- _Task to carry out_: Determine the number of lines in the data that include the word "this", and write only that number.

- _Stored rows_:
--- BEGIN ---
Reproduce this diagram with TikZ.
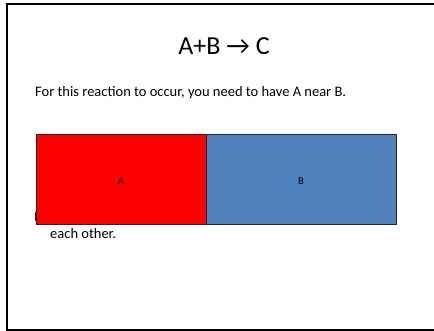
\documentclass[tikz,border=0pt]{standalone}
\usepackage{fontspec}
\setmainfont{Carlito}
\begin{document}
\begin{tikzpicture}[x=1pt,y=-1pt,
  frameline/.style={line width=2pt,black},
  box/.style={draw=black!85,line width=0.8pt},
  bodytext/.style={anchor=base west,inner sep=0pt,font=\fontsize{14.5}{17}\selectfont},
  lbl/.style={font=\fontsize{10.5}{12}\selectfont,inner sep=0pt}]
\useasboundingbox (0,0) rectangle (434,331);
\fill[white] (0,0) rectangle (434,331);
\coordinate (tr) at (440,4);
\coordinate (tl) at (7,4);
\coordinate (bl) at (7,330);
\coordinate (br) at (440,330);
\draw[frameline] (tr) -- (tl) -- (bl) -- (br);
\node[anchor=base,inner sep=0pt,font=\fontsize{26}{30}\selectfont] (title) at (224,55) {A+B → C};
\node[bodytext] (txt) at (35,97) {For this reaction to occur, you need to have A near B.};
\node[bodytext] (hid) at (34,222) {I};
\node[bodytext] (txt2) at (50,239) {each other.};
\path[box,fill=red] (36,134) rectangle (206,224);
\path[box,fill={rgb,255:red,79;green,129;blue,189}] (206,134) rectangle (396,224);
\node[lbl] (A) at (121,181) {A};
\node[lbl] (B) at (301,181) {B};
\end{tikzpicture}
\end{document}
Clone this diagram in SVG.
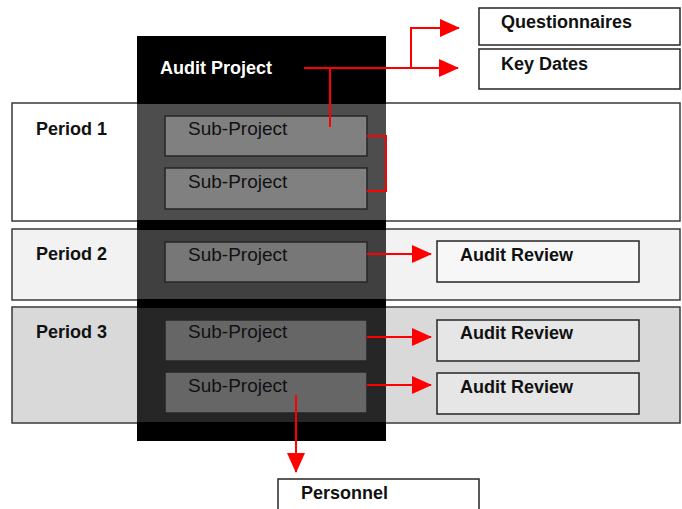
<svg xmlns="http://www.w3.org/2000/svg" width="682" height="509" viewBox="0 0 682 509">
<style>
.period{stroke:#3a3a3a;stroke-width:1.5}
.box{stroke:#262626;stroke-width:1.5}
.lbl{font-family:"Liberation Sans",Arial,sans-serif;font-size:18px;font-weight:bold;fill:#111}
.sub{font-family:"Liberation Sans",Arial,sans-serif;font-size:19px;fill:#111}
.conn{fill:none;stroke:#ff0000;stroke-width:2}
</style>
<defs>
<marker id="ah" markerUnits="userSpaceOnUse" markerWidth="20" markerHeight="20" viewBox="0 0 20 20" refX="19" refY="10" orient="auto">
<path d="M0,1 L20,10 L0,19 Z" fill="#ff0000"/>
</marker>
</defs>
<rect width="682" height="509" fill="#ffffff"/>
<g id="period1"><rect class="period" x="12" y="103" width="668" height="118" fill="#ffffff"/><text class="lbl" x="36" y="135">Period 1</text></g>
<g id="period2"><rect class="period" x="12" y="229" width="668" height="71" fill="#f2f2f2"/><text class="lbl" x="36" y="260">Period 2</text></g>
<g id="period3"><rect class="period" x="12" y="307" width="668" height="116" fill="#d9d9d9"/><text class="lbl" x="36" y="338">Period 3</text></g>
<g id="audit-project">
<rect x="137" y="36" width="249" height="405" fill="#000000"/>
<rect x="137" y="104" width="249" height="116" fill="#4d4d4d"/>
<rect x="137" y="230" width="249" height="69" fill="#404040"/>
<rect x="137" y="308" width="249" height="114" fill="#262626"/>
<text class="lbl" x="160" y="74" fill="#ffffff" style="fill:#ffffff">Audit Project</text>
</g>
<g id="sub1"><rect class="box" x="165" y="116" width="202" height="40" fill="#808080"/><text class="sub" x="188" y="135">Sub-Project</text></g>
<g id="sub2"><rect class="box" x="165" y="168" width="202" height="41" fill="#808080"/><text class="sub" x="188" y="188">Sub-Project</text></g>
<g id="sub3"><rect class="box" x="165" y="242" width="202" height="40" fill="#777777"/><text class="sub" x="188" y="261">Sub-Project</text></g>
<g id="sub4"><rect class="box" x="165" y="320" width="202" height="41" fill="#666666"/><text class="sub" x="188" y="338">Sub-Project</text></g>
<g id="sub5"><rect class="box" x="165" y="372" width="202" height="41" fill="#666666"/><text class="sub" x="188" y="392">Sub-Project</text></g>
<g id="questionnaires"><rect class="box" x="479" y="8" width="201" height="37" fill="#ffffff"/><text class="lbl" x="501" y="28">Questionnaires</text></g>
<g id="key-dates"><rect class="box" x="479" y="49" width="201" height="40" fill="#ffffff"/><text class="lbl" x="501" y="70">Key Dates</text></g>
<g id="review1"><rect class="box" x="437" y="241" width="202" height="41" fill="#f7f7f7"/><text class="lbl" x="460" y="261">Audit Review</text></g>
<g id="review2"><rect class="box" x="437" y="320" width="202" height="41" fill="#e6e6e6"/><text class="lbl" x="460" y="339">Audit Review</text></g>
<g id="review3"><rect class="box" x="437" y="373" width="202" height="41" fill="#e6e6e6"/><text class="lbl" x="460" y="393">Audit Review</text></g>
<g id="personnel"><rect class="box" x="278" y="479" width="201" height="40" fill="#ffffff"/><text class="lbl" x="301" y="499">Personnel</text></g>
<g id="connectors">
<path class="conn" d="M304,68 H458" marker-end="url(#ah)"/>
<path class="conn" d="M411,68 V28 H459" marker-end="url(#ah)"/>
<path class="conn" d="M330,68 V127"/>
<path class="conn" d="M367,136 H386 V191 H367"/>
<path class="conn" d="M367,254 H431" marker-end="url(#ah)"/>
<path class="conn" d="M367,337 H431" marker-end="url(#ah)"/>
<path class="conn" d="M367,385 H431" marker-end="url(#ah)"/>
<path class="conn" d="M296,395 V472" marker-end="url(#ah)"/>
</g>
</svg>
--- END ---
--- BEGIN ---
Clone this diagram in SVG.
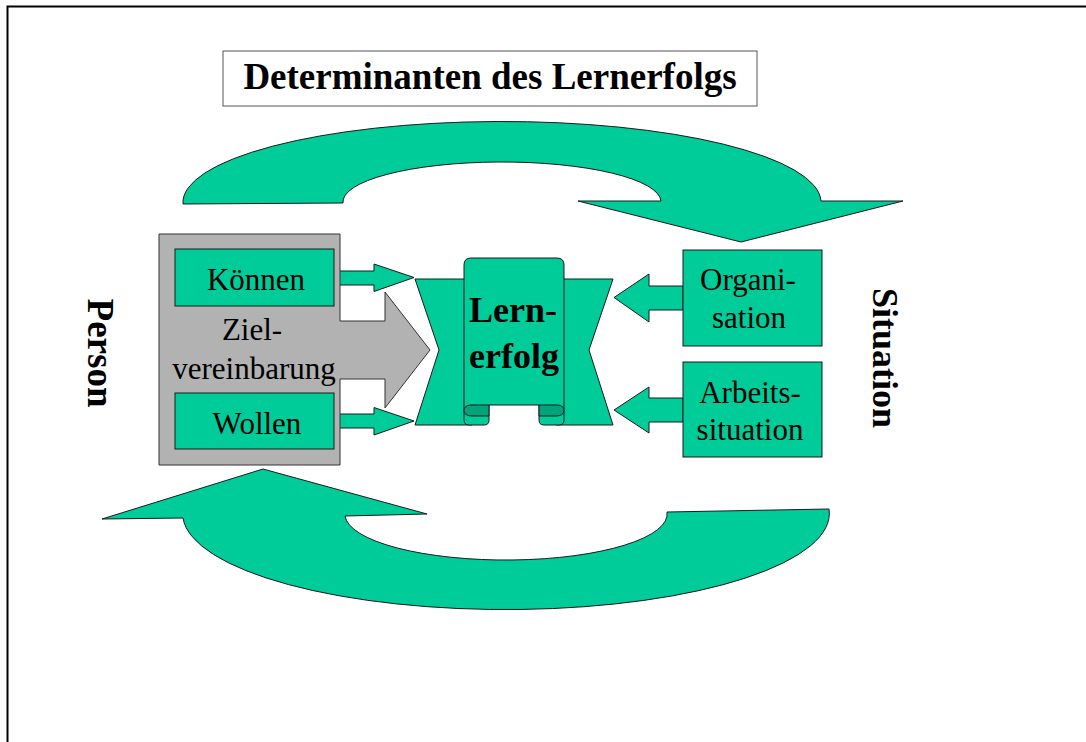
--- END ---
- _Answer to the exercise_: 4